O próprio Darwin escrevera em 1871 no Descent of Man:

 

“A principal distinção na potência intelectual entre os dois sexos é o homem poder alcançar uma mais alta eminência, seja no que se proponha, do que se fosse mulher”,

assumindo assim a inferioridade biológica da mulher, atribuindo a essa razão o pequeno número de mulheres cientistas, arquitetas e políticas, sem pensar que vivia numa sociedade que não permitia que as mulheres votassem, que as mulheres casadas pudessem ter propriedades ou que as mulheres fossem para as universidades.

 

Fácil de imaginar a celeuma e os artigos, contra e a favor, que apareceram na comunicação americana, esgrimindo argumentos e contra-argumentos, socorrendo-se da notoriedade (como a de Darwin) ou de artigos científicos publicados.

Contudo, nenhum abordou aquilo que parece ser o fundo do problema, que é o tipo de raciocínio falacioso de James Damore, que se entende melhor quando ele explicita as razões porque a Google tem falhado nas suas tentativas de diminuir a descriminação entre os sexos. Diz ele:

 

“[…]. Tem-nos sido dito pela gestão de topo que aquilo que temos feito é o que é o mais económica e moralmente correto, mas isto não passa de uma ideologia velada de esquerda que tem irreparavelmente prejudicado a Google.  

E, passa a explicar:

 

O comunismo prometeu ser simultaneamente superior moral e economicamente ao capitalismo, mas todas as suas tentativas deram em corrupção moral e falhanço económico. Quando se tornou claro que a classe trabalhadora das democracias liberais não iria “correr com os seus opressores capitalistas”, os intelectuais marxistas passaram da luta de classes para as políticas raciais e de género. A dinâmica opressor-oprimido manteve-se, só que agora o opressor é o “patriarcado branco, hétero e cisgénero.
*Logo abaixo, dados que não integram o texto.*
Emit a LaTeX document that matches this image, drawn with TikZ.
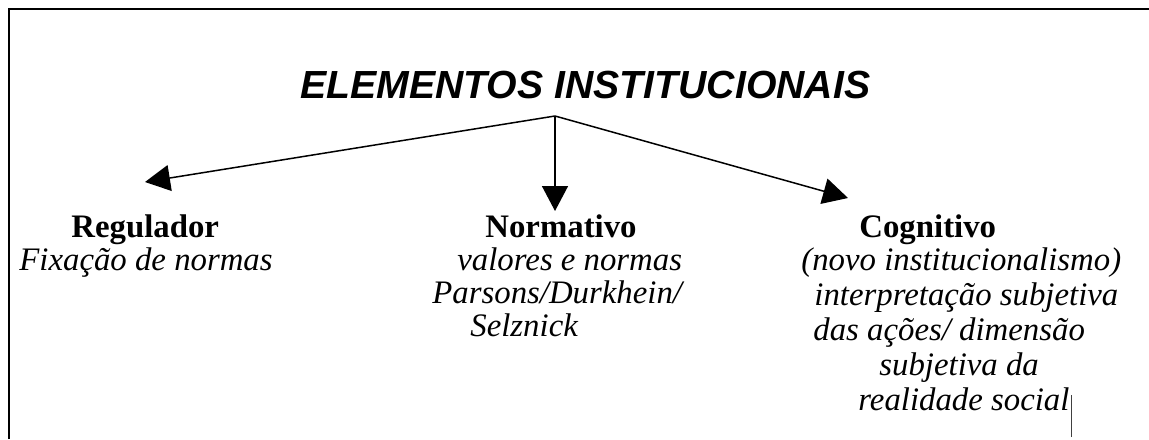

(cisgénero: termo utilizado para se referir às pessoas cujo género é o mesmo que o designado no seu nascimento, por oposição a transgénero.)

 

Se aplicássemos este tipo de raciocínio como base para compreensão da existência e do desenvolvimento, certamente a possibilidade de progressão do capitalismo não teria passado do século XIV. Foram muitas, ao nível de centenas ou milhares, as tentativas que o capitalismo foi fazendo ao largo de vários séculos (a começar no século XIV com as revoltas da burguesia e o seu papel nas tomadas de poder, ou na contribuição monetária para as revoluções, como por exemplo aqui em Portugal aconteceu com o apoio concedido a D. João I), até que finalmente se conseguiu impor.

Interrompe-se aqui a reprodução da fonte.